Israeli judo glory in Abu Dhabi

October 31, 2015  

Israeli judaokas took home two bronze medals on Saturday at a tournament in the United Arabs Emirates (UAE).

At the Grand Prix in Abu Dhabi, Yarden Gerbi and Sagi Muki brought honor to the Jewish state. Both Gerbi versus her opponent from Holland and Muki against a judaoka from Belgium won by ippon, namely throwing their opponent to the ground on their backs in the highest scoring technique. 

However, they were forced to appear under the World Judo Federation flag, and not under the Israeli flag, due to the discrimination of the tournament’s hosts.
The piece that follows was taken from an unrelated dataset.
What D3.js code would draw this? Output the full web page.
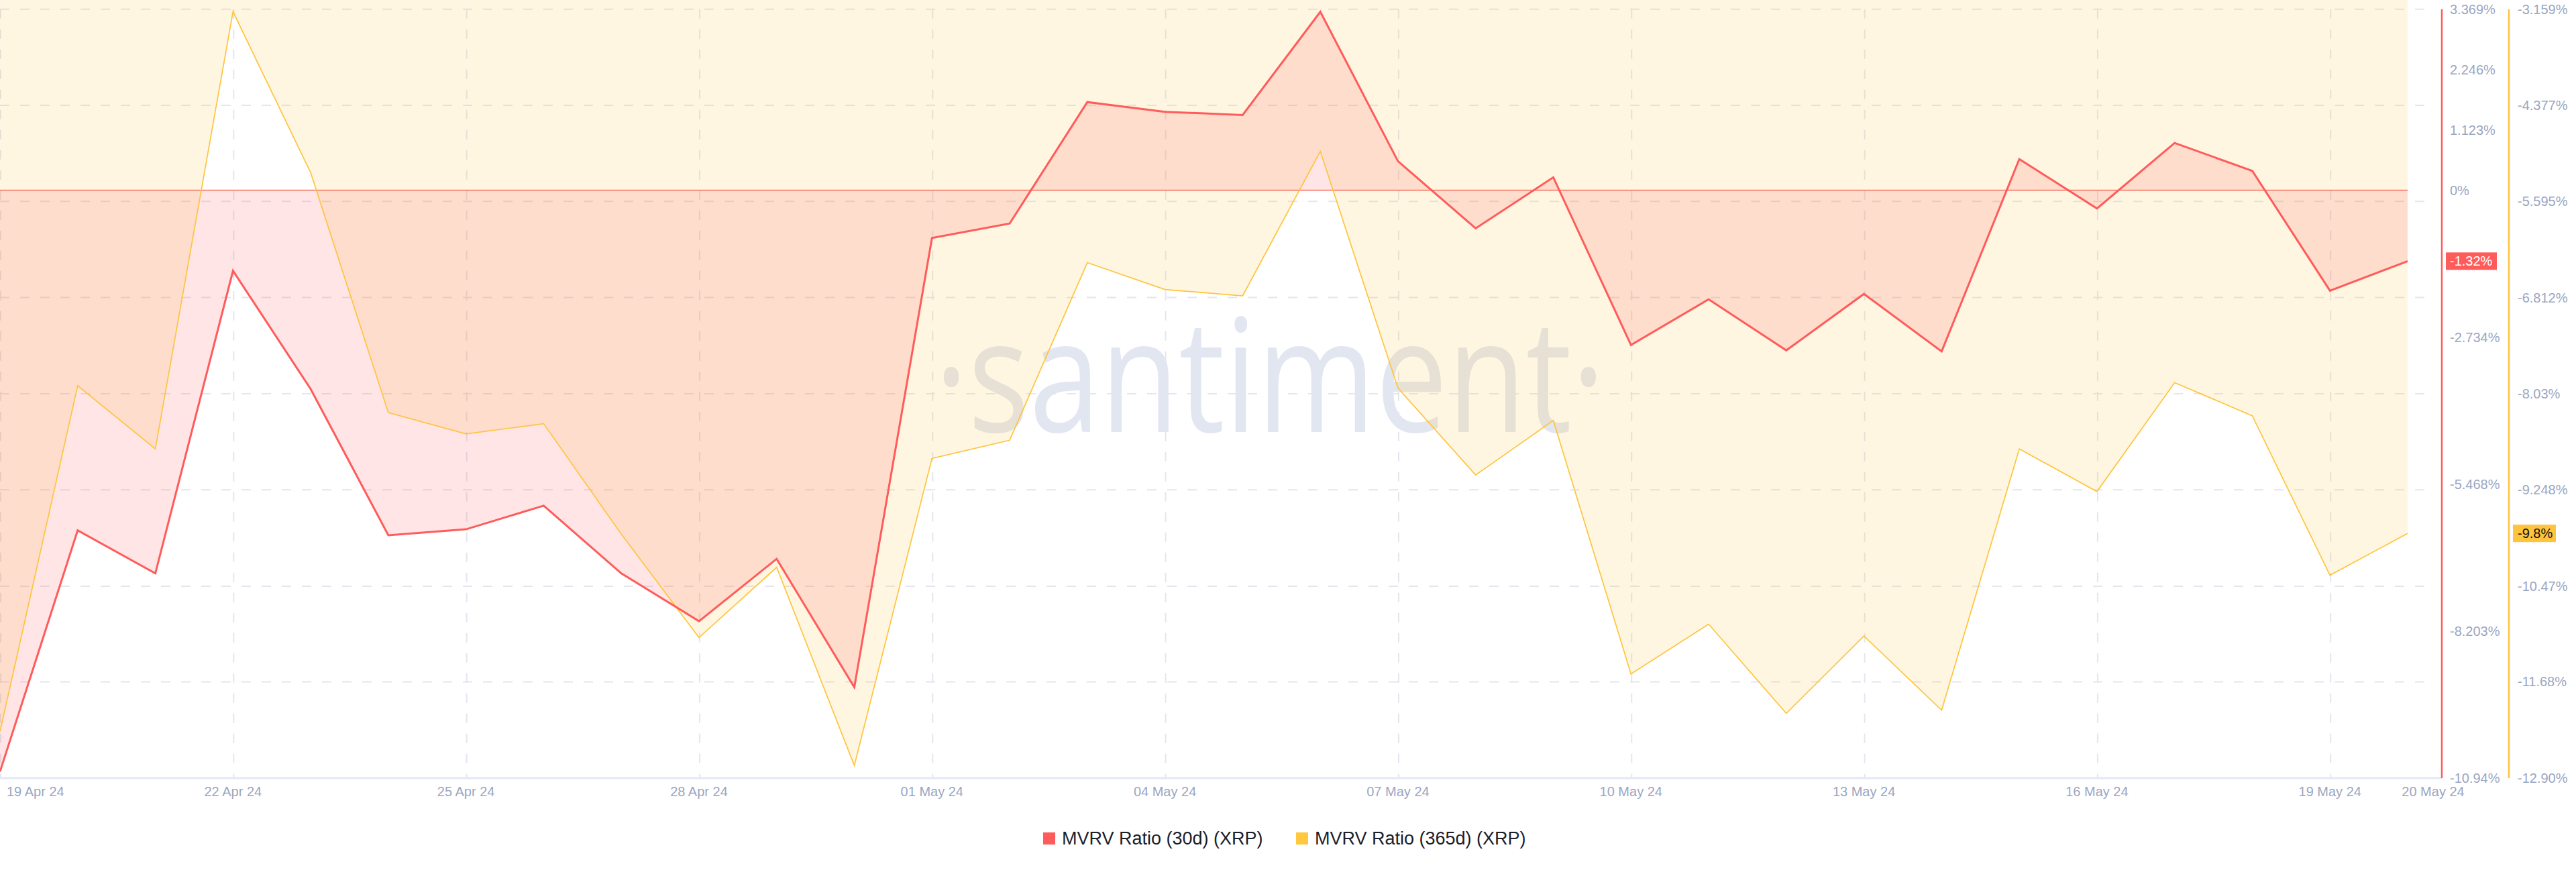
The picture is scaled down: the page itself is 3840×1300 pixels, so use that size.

The flag was likewise forbidden from their uniforms, under “security” excuses.

The Israel Judo Association said that the move was a compromise, and that otherwise the judaokas would have simply been barred from the tournament altogether.

At the medal distribution ceremony, the Israeli flag was the only one glaringly not present among the flags of the winners.

Gerbi broke into tears at the medal ceremony, and afterwards explained her feelings of frustration, noting that for six years Israelis had been banned from the tournament – and that they only found out they would be banned from using the Israeli flag after they arrived in Abu Dhabi.

“I broke out in tears”

“The moment that I knew that I would not compete under the Israeli flag I had a deep feeling of pain in my heart, as a patriotic Israeli it was hard but when I thought about how important it is to compete, that everyone knows where I’m from, where I grew up, (I realized) that winning for this country is a lot more important than not to compete at all.”

Gerbi stated, “it annoyed me so much, it hurt me so much, but when I got on the mat today I felt a different feeling, that something is burning inside me. When I won the match for the bronze medal I broke out in tears, it was so hard for me, this feeling that I’m not under my flag and my country.”

“But today, more than ever, it was important for me to compete, to win, to prove to everyone that taking part here is the greatest victory. All those who call it a disgrace…I represent my state always, whether they hide my flag or not. The decision was made only after we reached Abu Dhabi and not in an initial decision.”

“Even though the Israeli flag wasn’t here I felt that I represented an entire state,” Sagi Muki said after the victory. “When they told me that I can’t compete with the Israeli flag, it only gave me more motivation to show that we can’t be erased, that we will always be the highest possible.”

“I’m happy that I succeeded in winning bronze, and even though there was no flag, I felt that I fought for the state. I wasn’t afraid to come here.”

The exclusive tournament will award the two Israelis critical points for the coming 2016 Olympics in Rio de Janeiro.